▽
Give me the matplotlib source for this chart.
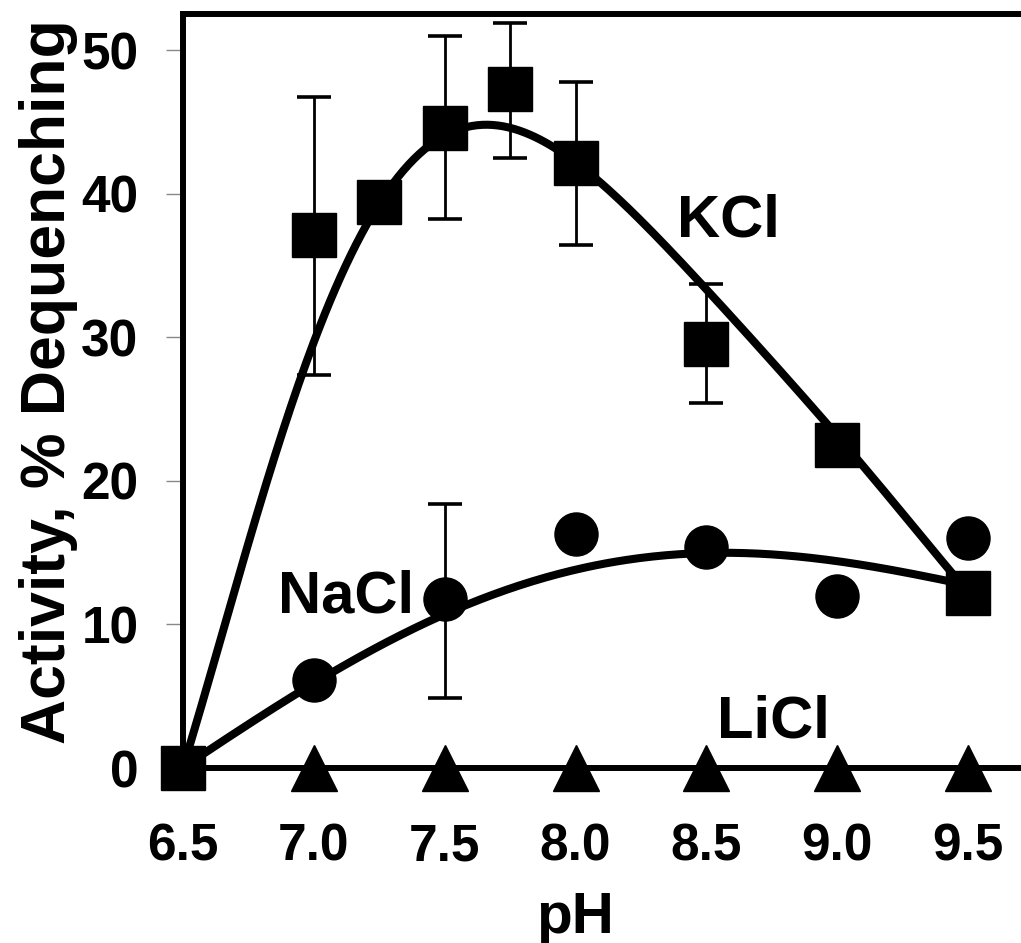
import numpy as np
import matplotlib
matplotlib.use("Agg")
import matplotlib.pyplot as plt

plt.rcParams['font.family'] = ['Liberation Sans', 'DejaVu Sans']
plt.rcParams['font.weight'] = 'bold'

# KCl data (squares)
kcl_ph = [6.5, 7.0, 7.25, 7.5, 7.75, 8.0, 8.5, 9.0, 9.5]
kcl_act = [0.0, 37.1, 39.4, 44.6, 47.3, 42.1, 29.5, 22.5, 12.2]
# error bar ends (upper, lower) for points that have them
kcl_err_ph = [7.0, 7.5, 7.75, 8.0, 8.5]
kcl_err_mean = [37.1, 44.6, 47.3, 42.1, 29.5]
kcl_err_hi = [46.7, 51.0, 51.9, 47.8, 33.7]
kcl_err_lo = [27.4, 38.2, 42.5, 36.4, 25.4]

# NaCl data (circles)
nacl_ph = [6.5, 7.0, 7.5, 8.0, 8.5, 9.0, 9.5]
nacl_act = [0.0, 6.1, 11.8, 16.3, 15.4, 12.0, 16.0]
nacl_err_ph = [7.5]
nacl_err_mean = [11.8]
nacl_err_hi = [18.4]
nacl_err_lo = [4.9]

# LiCl data (triangles)
licl_ph = [7.0, 7.5, 8.0, 8.5, 9.0, 9.5]
licl_act = [0.0, 0.0, 0.0, 0.0, 0.0, 0.0]

# Fitted curves
kcl_fit_ph = [6.5, 6.79, 6.88, 7.0, 7.2, 7.29, 7.43, 7.635, 7.74, 7.86, 8.07, 8.25, 8.35, 8.51, 8.75, 8.98, 9.24, 9.43, 9.5]
kcl_fit_act = [0.0, 18.7, 22.9, 29.2, 37.9, 41.0, 43.1, 44.6, 44.5, 43.7, 41.4, 38.0, 36.1, 33.4, 28.5, 23.1, 18.2, 13.8, 12.2]
nacl_fit_ph = [6.5, 6.615, 7.0, 7.25, 7.5, 7.76, 8.02, 8.49, 8.73, 8.98, 9.24, 9.42, 9.5]
nacl_fit_act = [0.0, 1.5, 5.7, 8.9, 10.6, 12.4, 13.7, 15.3, 15.0, 14.3, 13.5, 13.1, 12.8]

x_ticks = [6.5, 7.0, 7.5, 8.0, 8.5, 9.0, 9.5]
x_tick_labels = ['6.5', '7.0', '7.5', '8.0', '8.5', '9.0', '9.5']
y_ticks = [0, 10, 20, 30, 40, 50]

W, H = 1021, 943
fig = plt.figure(figsize=(W / 100, H / 100), dpi=100)
ax = fig.add_axes([183 / W, 175 / H, (W - 183) / W, (768 - 14) / H])

# smooth curves through read points
def smooth(xs, ys, deg):
    c = np.polyfit(xs, ys, deg)
    xx = np.linspace(min(xs), max(xs), 300)
    return xx, np.polyval(c, xx)

xx, yy = smooth(kcl_fit_ph, kcl_fit_act, 6)
ax.plot(xx, yy, color='black', lw=5.8, solid_capstyle='butt', zorder=2, clip_on=False)
xx, yy = smooth(nacl_fit_ph, nacl_fit_act, 4)
ax.plot(xx, yy, color='black', lw=5.8, solid_capstyle='butt', zorder=2, clip_on=False)

def errbars(px, m, hi, lo):
    m = np.array(m); hi = np.array(hi); lo = np.array(lo)
    ax.errorbar(px, m, yerr=[m - lo, hi - m], fmt='none', ecolor='black',
                elinewidth=2.0, capsize=12, capthick=2.6, zorder=3, clip_on=False)

errbars(kcl_err_ph, kcl_err_mean, kcl_err_hi, kcl_err_lo)
errbars(nacl_err_ph, nacl_err_mean, nacl_err_hi, nacl_err_lo)

ax.plot(nacl_ph, nacl_act, 'o', color='black', ms=31, zorder=4, clip_on=False)
ax.plot(kcl_ph, kcl_act, 's', color='black', ms=31, zorder=5, clip_on=False)
ax.plot(licl_ph, licl_act, '^', color='black', ms=33, zorder=5, clip_on=False)

xmax = 6.5 + 3.0 * (W - 183) / (968 - 183)
ax.set_xlim(6.5, xmax)
ax.set_ylim(0, 50 + (50 - 14) / ((768 - 50) / 50))

ax.set_xticks(x_ticks)
ax.set_xticklabels(x_tick_labels, fontsize=37, fontweight='bold')
ax.set_yticks(y_ticks)
ax.set_yticklabels([str(v) for v in y_ticks], fontsize=37, fontweight='bold')
ax.tick_params(axis='x', length=0, pad=39)
ax.tick_params(axis='y', length=12, width=1.0, color='#888888', pad=20)

for s in ['left', 'top', 'bottom']:
    ax.spines[s].set_linewidth(4.3)
    ax.spines[s].set_color('black')
ax.spines['right'].set_visible(False)

ax.text(8.586, 38.1, 'KCl', fontsize=43, fontweight='bold', ha='center', va='center')
ax.text(7.123, 11.9, 'NaCl', fontsize=43, fontweight='bold', ha='center', va='center')
ax.text(8.758, 3.2, 'LiCl', fontsize=43, fontweight='bold', ha='center', va='center')

fig.text(49 / W, 1 - 382 / H, 'Activity, % Dequenching', rotation=90, fontsize=45,
         fontweight='bold', ha='center', va='center')
fig.text(575 / W, 1 - 918 / H, 'pH', fontsize=42, fontweight='bold', ha='center', va='center')

fig.savefig('out.png', dpi=100)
△
Your goal: Show the lines of the data that hold the word "matplotlib".

Task solution:
Give me the matplotlib source for this chart.
import matplotlib
matplotlib.use("Agg")
import matplotlib.pyplot as plt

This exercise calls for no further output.